The addition of Arab allies in the attacks was crucial for the credibility of the American-led campaign. Some U.S. allies in the Middle East are skeptical of how far Washington will commit to a complex conflict set against the backdrop of Islam's 1,300-year-old rift between Sunnis and Shi'ites.

With the backing of Jordan and the Gulf states, Washington has gained the support of Sunni states that are hostile to Assad. It has not, however, won the open support of Assad himself or his main regional ally, Shi'ite Iran.

Some traditional Western allies, including Britain which went to war alongside the United States in Iraq and Afghanistan, have so far stayed out of the campaign.

France has struck Islamic State in Iraq but not in Syria.
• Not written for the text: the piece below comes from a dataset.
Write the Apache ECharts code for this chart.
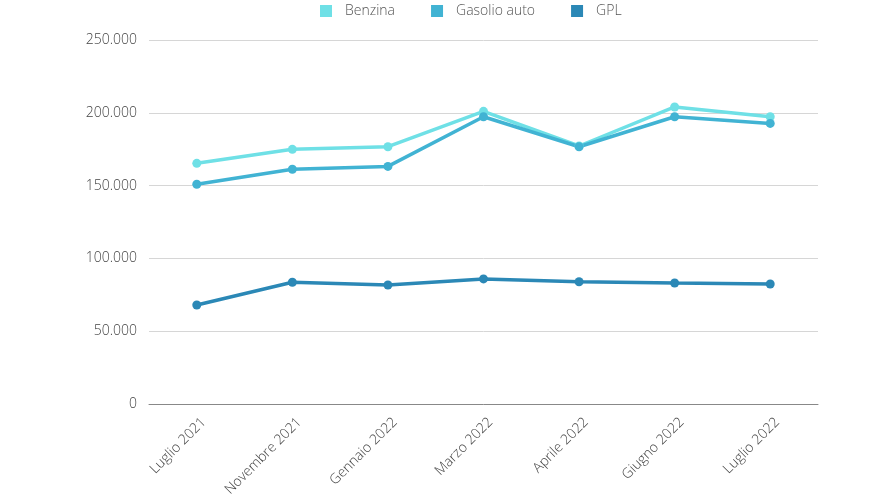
<!DOCTYPE html>
<html><head><meta charset="utf-8">
<script src="https://cdn.jsdelivr.net/npm/echarts@6/dist/echarts.min.js"></script>
<style>html,body{margin:0;padding:0;background:#fff}#c{width:870px;height:500px}</style>
</head><body><div id="c"></div>
<script>
const categories = ["Luglio 2021","Novembre 2021","Gennaio 2022","Marzo 2022","Aprile 2022","Giugno 2022","Luglio 2022"];
const benzina = [165300, 174900, 176700, 201000, 177200, 204000, 197300];
const gasolio = [150900, 161200, 163200, 197300, 176700, 197300, 192700];
const gpl = [68000, 83600, 81700, 85900, 84000, 83100, 82400];
const seriesNames = ["Benzina","Gasolio auto","GPL"];
const colors = ["#6fe0e6","#41b3d3","#2b88b6"];

const chart = echarts.init(document.getElementById('c'));
const fmt = v => String(v).replace(/\B(?=(\d{3})+(?!\d))/g, '.');
const mk = (name, data, i) => ({
  name, type: 'line', data, color: colors[i],
  symbol: 'circle', symbolSize: 9,
  lineStyle: {width: 3.5, color: colors[i]},
  itemStyle: {color: colors[i]}
});
const font = 'Open Sans';
chart.setOption({
  animation: false,
  textStyle: {fontFamily: font},
  legend: {
    top: -1, left: 315, itemWidth: 12, itemHeight: 12, itemGap: 36, icon: 'rect',
    textStyle: {color: '#555', fontSize: 14, fontFamily: font, fontWeight: 300, padding: [0, 0, 0, 8]},
    data: seriesNames
  },
  grid: {left: 149, right: 52, top: 40, bottom: 96, containLabel: false, outerBoundsMode: 'none'},
  xAxis: {
    type: 'category', data: categories, boundaryGap: true,
    axisLine: {lineStyle: {color: '#888', width: 1}},
    axisTick: {show: false},
    axisLabel: {rotate: 45, color: '#444', fontSize: 14, fontWeight: 300, margin: 23, interval: 0, fontFamily: font, padding: [0, -10, 0, 0]}
  },
  yAxis: {
    type: 'value', min: 0, max: 250000, interval: 50000,
    axisLine: {show: false}, axisTick: {show: false},
    splitLine: {lineStyle: {color: '#d6d6d6', width: 1}},
    axisLabel: {color: '#444', fontSize: 14, fontWeight: 300, margin: 12, formatter: fmt, fontFamily: font}
  },
  series: [mk(seriesNames[0], benzina, 0), mk(seriesNames[1], gasolio, 1), mk(seriesNames[2], gpl, 2)]
});
</script></body></html>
A Muslim militant group which kidnapped a French national in Algeria on Sunday has threatened in a video to kill him unless Paris halted intervention in Iraq.

NATO ally Turkey, which is alarmed by Islamic State but also worried about Kurdish fighters and opposed to any action that might help Assad, has refused a military role in the coalition.

Assad's ally Russia, whose ties with Washington are at their lowest since the end of the Cold War, said any strikes in Syria are illegal without Assad's permission or a U.N. Security Council resolution, which Moscow would have the right to veto.

Obama backed away from getting involved in Syria's civil war a year ago after threatening air strikes against Assad's government over the use of chemical weapons. The rise of Islamic State prompted him to change course and take action against Assad's most powerful opponents.

Washington says it hopes to strengthen a moderate Syrian opposition to fill the vacuum so that it can degrade Islamic State without helping Assad. But so far, the opposition groups recognized as legitimate by the United States and its allies have been a comparatively weak force on the battlefield.